Records for processing:
— Start —

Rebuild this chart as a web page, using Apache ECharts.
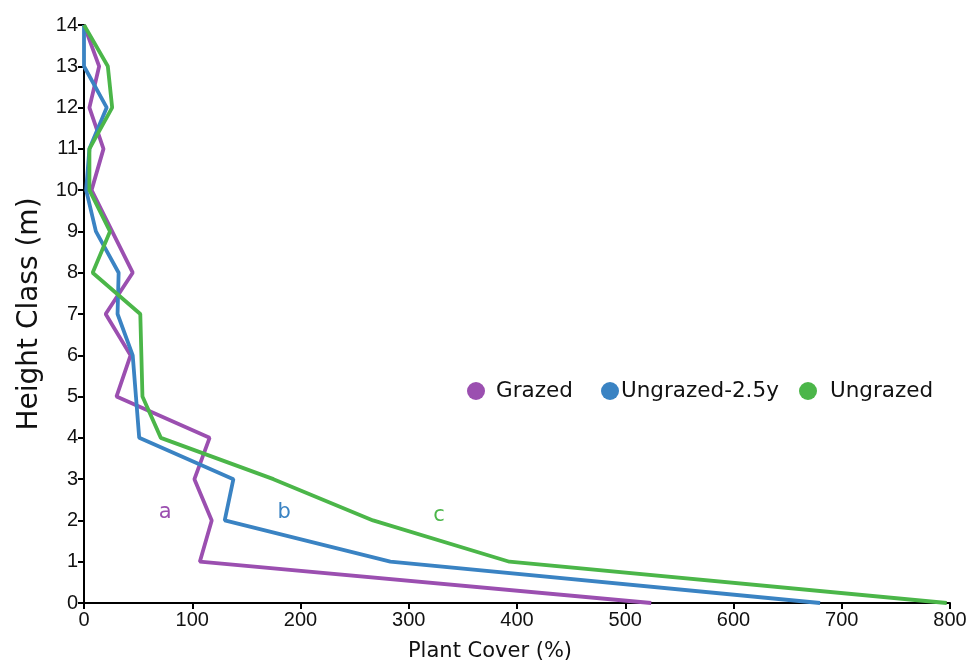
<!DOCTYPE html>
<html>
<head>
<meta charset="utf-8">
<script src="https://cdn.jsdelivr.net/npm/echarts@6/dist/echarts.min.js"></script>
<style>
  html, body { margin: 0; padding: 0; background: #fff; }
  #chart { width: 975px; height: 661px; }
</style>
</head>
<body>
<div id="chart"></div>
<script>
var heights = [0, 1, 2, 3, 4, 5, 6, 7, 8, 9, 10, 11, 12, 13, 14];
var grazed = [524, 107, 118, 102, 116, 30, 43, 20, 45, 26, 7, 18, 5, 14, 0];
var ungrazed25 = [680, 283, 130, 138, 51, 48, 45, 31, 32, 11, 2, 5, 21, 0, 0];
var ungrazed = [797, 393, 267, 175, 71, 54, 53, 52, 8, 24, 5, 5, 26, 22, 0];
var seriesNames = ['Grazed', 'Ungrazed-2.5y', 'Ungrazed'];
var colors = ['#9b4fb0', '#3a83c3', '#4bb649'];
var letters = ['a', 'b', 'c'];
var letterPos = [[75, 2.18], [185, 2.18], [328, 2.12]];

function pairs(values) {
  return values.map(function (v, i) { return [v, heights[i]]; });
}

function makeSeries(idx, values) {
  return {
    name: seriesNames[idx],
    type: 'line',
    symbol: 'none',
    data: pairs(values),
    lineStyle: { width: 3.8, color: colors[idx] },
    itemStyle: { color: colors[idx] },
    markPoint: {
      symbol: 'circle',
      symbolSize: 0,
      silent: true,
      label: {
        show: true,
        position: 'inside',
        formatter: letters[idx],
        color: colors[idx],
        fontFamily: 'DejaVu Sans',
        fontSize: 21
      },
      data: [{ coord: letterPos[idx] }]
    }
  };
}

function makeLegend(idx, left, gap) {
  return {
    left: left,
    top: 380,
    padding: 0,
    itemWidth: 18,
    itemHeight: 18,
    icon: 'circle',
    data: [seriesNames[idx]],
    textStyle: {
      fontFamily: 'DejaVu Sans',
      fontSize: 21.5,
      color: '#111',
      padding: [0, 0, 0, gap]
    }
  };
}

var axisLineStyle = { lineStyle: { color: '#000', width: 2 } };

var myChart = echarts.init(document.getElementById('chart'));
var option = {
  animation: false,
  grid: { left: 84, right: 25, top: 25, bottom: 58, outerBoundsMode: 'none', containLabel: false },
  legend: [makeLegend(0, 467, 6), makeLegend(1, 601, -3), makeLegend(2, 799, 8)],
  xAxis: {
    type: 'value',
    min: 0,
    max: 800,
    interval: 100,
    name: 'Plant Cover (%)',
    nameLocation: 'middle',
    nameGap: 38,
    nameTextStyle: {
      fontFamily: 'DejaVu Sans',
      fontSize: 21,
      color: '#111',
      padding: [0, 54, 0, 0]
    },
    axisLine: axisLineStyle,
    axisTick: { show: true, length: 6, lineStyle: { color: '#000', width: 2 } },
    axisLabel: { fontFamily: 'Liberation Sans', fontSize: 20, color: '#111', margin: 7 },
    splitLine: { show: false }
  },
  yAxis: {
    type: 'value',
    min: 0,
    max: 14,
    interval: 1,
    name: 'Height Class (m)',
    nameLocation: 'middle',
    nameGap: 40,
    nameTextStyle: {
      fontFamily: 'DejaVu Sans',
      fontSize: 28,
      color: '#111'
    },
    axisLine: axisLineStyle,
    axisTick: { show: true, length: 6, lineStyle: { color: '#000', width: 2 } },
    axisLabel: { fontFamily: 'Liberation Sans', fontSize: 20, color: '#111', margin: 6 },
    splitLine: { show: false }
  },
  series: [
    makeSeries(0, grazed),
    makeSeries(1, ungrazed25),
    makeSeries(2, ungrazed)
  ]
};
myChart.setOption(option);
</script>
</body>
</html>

— End —
— Start —

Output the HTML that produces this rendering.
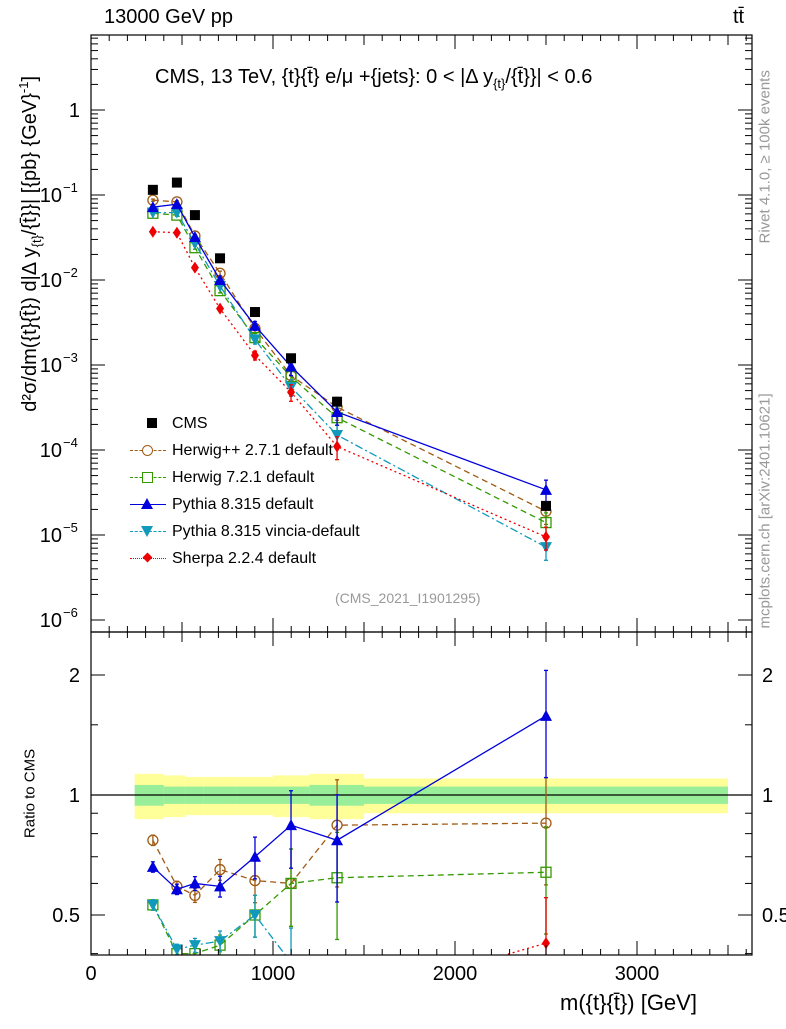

— End —

Brief: Where a line in the entries holds "this", copy that line.

Final result:
Rebuild this chart as a web page, using Apache ECharts.
Output the HTML that produces this rendering.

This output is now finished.